It’s easy to drive along Sullivan Way from New Jersey Manufacturer’s towards Trenton and miss the large State hospital campus on the left. From that vantage, most of the buildings are well away from the road, insulated by woods or wide grassy lawns.

It’s much more difficult to miss the hospital when driving along Stuyvesant Avenue, on the other side of the facility, where the high fences, barbed-wire and elevated security posts suggest a different story. The hospital is definitely not a place that draws casual visitors and tourists, and yet it has a fascinating history that I would guess most people — including Ewing residents — are unaware of.

Trenton Psychiatric Hospital was founded by social reformer Dorothea Dix, and opened in 1848 as the State Lunatic Asylum. It’s “claim to fame” is that it was not only the first “hospital for the insane” in New Jersey, it was also the first hospital for the mentall ill built anywhere according to the Kirkbride Plan.

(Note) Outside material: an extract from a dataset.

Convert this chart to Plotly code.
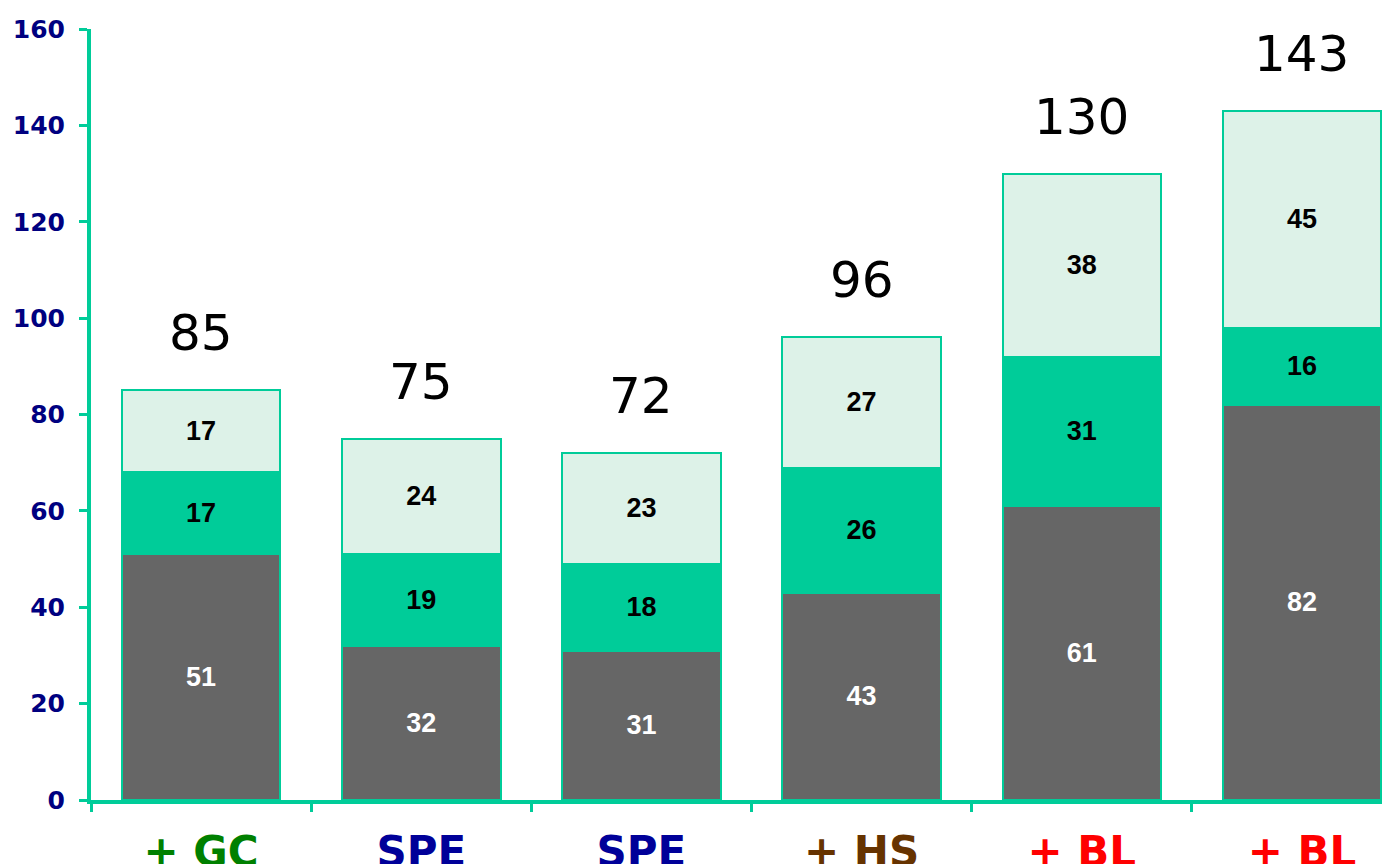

Historically, the mentally ill were misunderstood and treated horribly, considered little more than animals with no ability to reason or act responsibly, locked into basements, dungeons and madhouses under deplorable conditions, chained and confined with criminals, and mistreated and abused. At best they were confined to poorhouses, or managed poorly at home. This was the case in Europe for centuries, and it was the case here in America during the 18th and part of the 19th centuries.

During the Enlightenment, an emphasis on individual rights and social welfare caused this treatment to be questioned, reconsidered and reformed. In the late 1700s in America, Dr. Benjamin Rush of Philadelphia developed novel and more humane treatments for the mentally ill.

But the most prominent reformer of treatment for the mentally ill was Dorothea Dix, born in 1802 in Maine (at that time part of Massachusetts), who was a teacher early in her career. Poor health caused her to stop teaching in 1836 and to travel to Europe, where she became aware of the more humane treatments being offered there to the mentally ill.

She returned to Massachusetts in 1841 and taught Sunday school to female inmates in a prison. The conditions were so horrendous that she immediately began to lobby the state legislature for their improvement. She systematically studied the care of the mentally ill throughout Massachusetts, and eventually prepared a report and strongly convincing argument for the state legislature, which then voted to fund improved conditions.

Dix then came to New Jersey in 1844, where treatment was also being questioned. Dix conducted a similar study of treatment practices in New Jersey, went before the State legislature and successfully convinced them to fund the state’s first mental institution in 1845.

Construction began on farmland purchased just outside of Trenton in Ewing, under the guidance of three commissioners, including Samuel Rush, the son of Benjamin Rush; and Eli F. Cooley, the Ewing Presbyterian Church pastor known for his business acumen and integrity, whose home still stands nearby the hospital on the grounds of the Katzenbach School.

The commissioners chose the designs of Dr. Thomas Kirkbride, a Philadelphia physician and psychiatrist born in Morrisville, who also promoted the “moral treatment” of the mentally ill, and principles which would influence the design and operation of U.S. asylums.

The Kirkbride Plan for asylums included tiered wings for patients which enabled light to shine in each room; a park-like campus for the patients to enjoy; and recreation, games, and chores to foster social skills and purpose. The Trenton facility was the first one completed (1848) of more than 40 nationwide, and still stands today.

Dix ambitiously continued her crusade for the mentally ill, and worked closely with Kirkbride to bring reform to other states. Their reforms remained in place until a better understanding of mental illness began to emerge in the 20th century. Dix moved to an apartment at the Trenton Asylum in 1881, and lived there until her death in 1887.